Des témoins ont également rapporté des rassemblements à Khon Kaen, dans le nord-est, et une présence militaire importante dans les rues de Chiang Mai, grande ville du nord. Ces régions sont des fiefs de Thaksin et des Chemises rouges fidèles au milliardaire, qui ont été décapités par l'arrestation de nombre de leurs leaders ces derniers jours.

Outre Yingluck, plus de 200 politiques ou universitaires ont été convoqués par le régime, dont le Premier ministre renversé Niwattumrong Boonsongpaisan, qui avait succédé à Yingluck après sa destitution par la justice début mai.

Le journaliste thaïlandais Pravit Rojanaphruk a de son côté été le premier reporter à se présenter dimanche à sa convocation par la junte, la bouche barrée de scotch noir.

L'armée a indiqué que toutes les personnes convoquées pourraient être détenues jusqu'à sept jours sans charge, en conformité avec la loi martiale. Ceux qui sont entre les mains de l'armée ne sont pas menottés, "pas torturés et pas battus", a assuré Winthai dimanche.

Plus de 150 personnes sont d'autre part interdites de sortie de territoire. La junte a également mis en place un couvre-feu et menacé les réseaux sociaux de blocage en cas de contenu critique.

Toutes les chaines de télévision avaient été forcées de suspendre leurs programmes au moment du coup d'Etat, mais la plupart d'entre elles ont été autorisées à les reprendre. Plusieurs chaines informations internationales comme la BBC et CNN étaient toutefois toujours bloquées samedi.

La prise de pouvoir des militaires a été largement dénoncée par la communauté internationale, en particulier par les Etats-Unis, alliés militaires de Bangkok, qui ont annulé un exercice militaire en cours avec l'armée thaïlandaise et suspendu 3,5 millions de dollars d'aide militaire.

"Nous sommes de plus en plus préoccupés par les actions entreprises par l'armée", a commenté samedi une porte-parole du Département d'Etat américain, appelant au retour de la démocratie par des élections.

La Thaïlande a désormais vécu 19 coups d'Etat ou tentatives en quelque 80 ans, le précédent en 2006 ayant déclenché une série de crises politiques mettant en scène les ennemis et les partisans de Thaksin.

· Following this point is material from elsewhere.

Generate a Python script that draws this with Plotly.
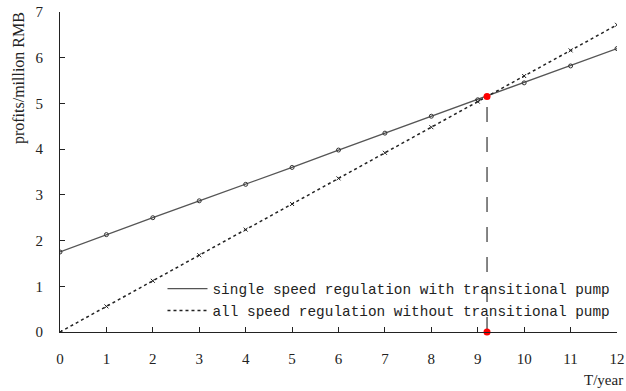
import plotly.graph_objects as go

years = [0, 1, 2, 3, 4, 5, 6, 7, 8, 9, 10, 11, 12]
single_speed = [1.75, 2.13, 2.50, 2.87, 3.23, 3.60, 3.98, 4.35, 4.72, 5.08, 5.45, 5.82, 6.20]
all_speed = [0.0, 0.56, 1.12, 1.68, 2.24, 2.80, 3.36, 3.92, 4.48, 5.04, 5.60, 6.16, 6.72]
cross_x = 9.2
cross_y = 5.15
names = ["single speed regulation with transitional pump",
         "all speed regulation without transitional pump"]

fig = go.Figure()
fig.add_trace(go.Scatter(x=years, y=single_speed, mode="lines", name=names[0],
                         line=dict(color="#555555", width=1.3)))
fig.add_trace(go.Scatter(x=years, y=all_speed, mode="lines", name=names[1],
                         line=dict(color="#222222", width=1.5, dash="dot")))
fig.add_trace(go.Scatter(x=years, y=single_speed, mode="markers", showlegend=False,
                         marker=dict(symbol="circle-open", size=4, color="#333333",
                                     line=dict(width=1))))
fig.add_trace(go.Scatter(x=years, y=all_speed, mode="markers", showlegend=False,
                         marker=dict(symbol="x-thin-open", size=4, color="#222222",
                                     line=dict(width=1))))
# vertical dashed line from intersection to axis
fig.add_trace(go.Scatter(x=[cross_x, cross_x], y=[0, cross_y], mode="lines", showlegend=False,
                         line=dict(color="#444444", width=1.3, dash="longdash")))
fig.add_trace(go.Scatter(x=[cross_x, cross_x], y=[cross_y, 0], mode="markers", showlegend=False,
                         marker=dict(color="red", size=7), cliponaxis=False))

fig.update_layout(
    width=626, height=391,
    margin=dict(l=60, r=9, t=12, b=59, autoexpand=False),
    plot_bgcolor="white", paper_bgcolor="white",
    font=dict(family="Liberation Serif, serif", size=15, color="#222222"),
    showlegend=True,
    legend=dict(x=0.184, y=0.185, xanchor="left", yanchor="top",
                bgcolor="rgba(0,0,0,0)",
                font=dict(family="Liberation Mono, monospace", size=14.4, color="#222222"),
                tracegroupgap=0, itemwidth=40),
    xaxis=dict(range=[0, 12], tickvals=years, showgrid=False, zeroline=False,
               showline=True, linecolor="#222222", linewidth=1,
               ticks="inside", ticklen=5, tickcolor="#222222",
               ticklabelstandoff=13),
    yaxis=dict(range=[0, 7], tickvals=list(range(8)), showgrid=False, zeroline=False,
               showline=True, linecolor="#222222", linewidth=1,
               ticks="inside", ticklen=5, tickcolor="#222222",
               ticklabelstandoff=13),
    annotations=[
        dict(text="T/year", xref="paper", yref="paper", x=1.014, y=-0.18,
             xanchor="right", yanchor="bottom", showarrow=False, font=dict(size=15)),
        dict(text="profits/million RMB", xref="paper", yref="paper", x=-0.0736, y=1.006,
             xanchor="center", yanchor="top", showarrow=False, textangle=-90,
             font=dict(size=16)),
    ],
)

fig.write_html("out.html", config={"displayModeBar": False},
               post_script="document.body.style.margin='0';")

Et certains observateurs estiment que ce dernier putsch est une nouvelle tentative des élites de Bangkok gravitant autour du palais royal de se débarrasser de l'influence de Thaksin, qu'elles accusent d'être une menace pour la monarchie et d'avoir mis en place un système de corruption généralisée.

Traditionnellement, les coup d'Etat se font avec l'aval du palais, selon les experts, même s'il n'était pas clair à ce stade pour celui-ci.

La junte a indiqué samedi avoir remis une lettre au révéré roi Bhumibol, 86 ans, lui demandant d'approuver le nouveau régime. Celui-ci en a accusé réception, a seulement précisé l'armée.